### GIVEN PROBLEM
Print only the lines from the top of the data through the line with "fact.south) -- (asoc.north);", both included, skipping every picture.

+===+

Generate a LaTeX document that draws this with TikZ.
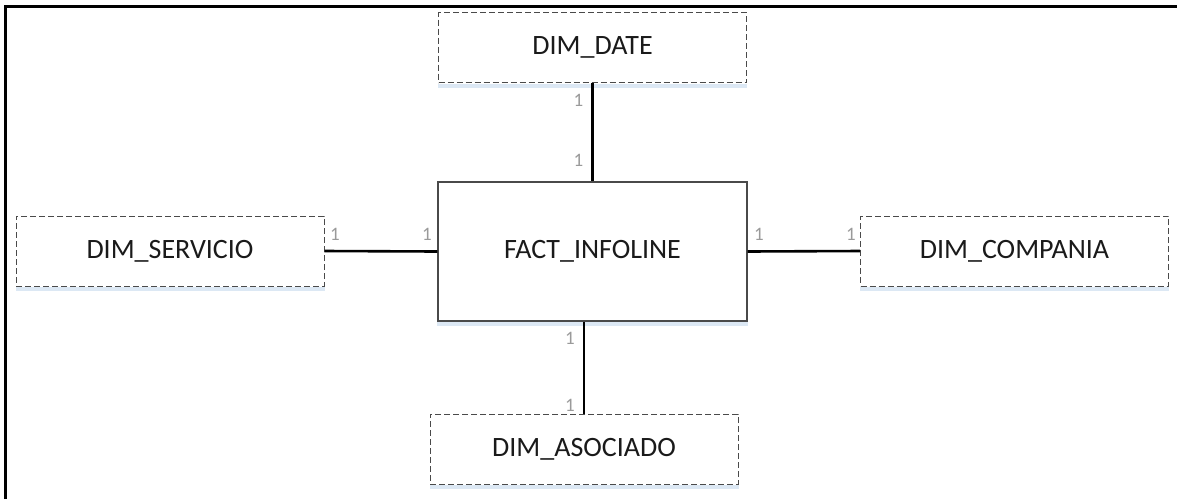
\documentclass[tikz,border=0pt]{standalone}
\usepackage{fontspec}
\setmainfont{Carlito}
\definecolor{boxline}{HTML}{4A4A4A}
\definecolor{cardgray}{HTML}{9A9A9A}
\definecolor{shadowblue}{HTML}{DCE8F4}
\definecolor{txt}{HTML}{1A1A1A}
\tikzset{
  entity/.style={rectangle, draw=boxline, line width=1pt, fill=white,
    font=\fontsize{28}{30}\selectfont, text=txt, inner sep=0pt},
  dimbox/.style={entity, dash pattern=on 6pt off 3pt,
    minimum width=308pt, minimum height=70pt},
  factbox/.style={entity, line width=1.3pt, minimum width=309pt, minimum height=139pt},
  relline/.style={draw=black, line width=2.6pt},
  card/.style={font=\fontsize{19}{20}\selectfont, text=cardgray, inner sep=0pt},
  frameline/.style={draw=black, line width=3pt}
}
\begin{document}
\begin{tikzpicture}[x=1pt, y=-1pt]
  \useasboundingbox (0,0) rectangle (1177,499);
  % outer frame (top and left edges)
  \draw[frameline] (5.5,499) -- (5.5,6.5) -- (1177,6.5);

  % entities
  \node[factbox] (fact) at (592.5,251.5) {FACT\_INFOLINE};
  \node[dimbox]  (date) at (592.5,47.5)  {DIM\_DATE};
  \node[dimbox]  (serv) at (170,251)     {DIM\_SERVICIO};
  \node[dimbox]  (comp) at (1014.5,251)  {DIM\_COMPANIA};
  \node[dimbox]  (asoc) at (584,449)     {DIM\_ASOCIADO};

  % pale strip under each box
  \foreach \n in {fact,date,serv,comp,asoc}
    \fill[shadowblue] ([yshift=-0.6pt]\n.south west) rectangle ([yshift=-4.5pt]\n.south east);

  % relationships
  \draw[relline] (date.south) -- (fact.north);
  \draw[relline] (serv.east) -- (fact.west);
  \draw[relline] (fact.east) -- (comp.west);
  \draw[relline] (asoc.north |- fact.south) -- (asoc.north);

  % cardinalities
  \node[card] (c1) at (578.5,100) {1};
  \node[card] (c2) at (578.5,160) {1};
  \node[card] (c3) at (335,234)   {1};
  \node[card] (c4) at (427,234)   {1};
  \node[card] (c5) at (759,234)   {1};
  \node[card] (c6) at (851,234)   {1};
  \node[card] (c7) at (570,338)   {1};
  \node[card] (c8) at (570,405)   {1};
\end{tikzpicture}
\end{document}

+===+

### REPLY TO THE EXERCISE
Generate a LaTeX document that draws this with TikZ.
\documentclass[tikz,border=0pt]{standalone}
\usepackage{fontspec}
\setmainfont{Carlito}
\definecolor{boxline}{HTML}{4A4A4A}
\definecolor{cardgray}{HTML}{9A9A9A}
\definecolor{shadowblue}{HTML}{DCE8F4}
\definecolor{txt}{HTML}{1A1A1A}
\tikzset{
  entity/.style={rectangle, draw=boxline, line width=1pt, fill=white,
    font=\fontsize{28}{30}\selectfont, text=txt, inner sep=0pt},
  dimbox/.style={entity, dash pattern=on 6pt off 3pt,
    minimum width=308pt, minimum height=70pt},
  factbox/.style={entity, line width=1.3pt, minimum width=309pt, minimum height=139pt},
  relline/.style={draw=black, line width=2.6pt},
  card/.style={font=\fontsize{19}{20}\selectfont, text=cardgray, inner sep=0pt},
  frameline/.style={draw=black, line width=3pt}
}
\begin{document}
\begin{tikzpicture}[x=1pt, y=-1pt]
  \useasboundingbox (0,0) rectangle (1177,499);
  % outer frame (top and left edges)
  \draw[frameline] (5.5,499) -- (5.5,6.5) -- (1177,6.5);

  % entities
  \node[factbox] (fact) at (592.5,251.5) {FACT\_INFOLINE};
  \node[dimbox]  (date) at (592.5,47.5)  {DIM\_DATE};
  \node[dimbox]  (serv) at (170,251)     {DIM\_SERVICIO};
  \node[dimbox]  (comp) at (1014.5,251)  {DIM\_COMPANIA};
  \node[dimbox]  (asoc) at (584,449)     {DIM\_ASOCIADO};

  % pale strip under each box
  \foreach \n in {fact,date,serv,comp,asoc}
    \fill[shadowblue] ([yshift=-0.6pt]\n.south west) rectangle ([yshift=-4.5pt]\n.south east);

  % relationships
  \draw[relline] (date.south) -- (fact.north);
  \draw[relline] (serv.east) -- (fact.west);
  \draw[relline] (fact.east) -- (comp.west);
  \draw[relline] (asoc.north |- fact.south) -- (asoc.north);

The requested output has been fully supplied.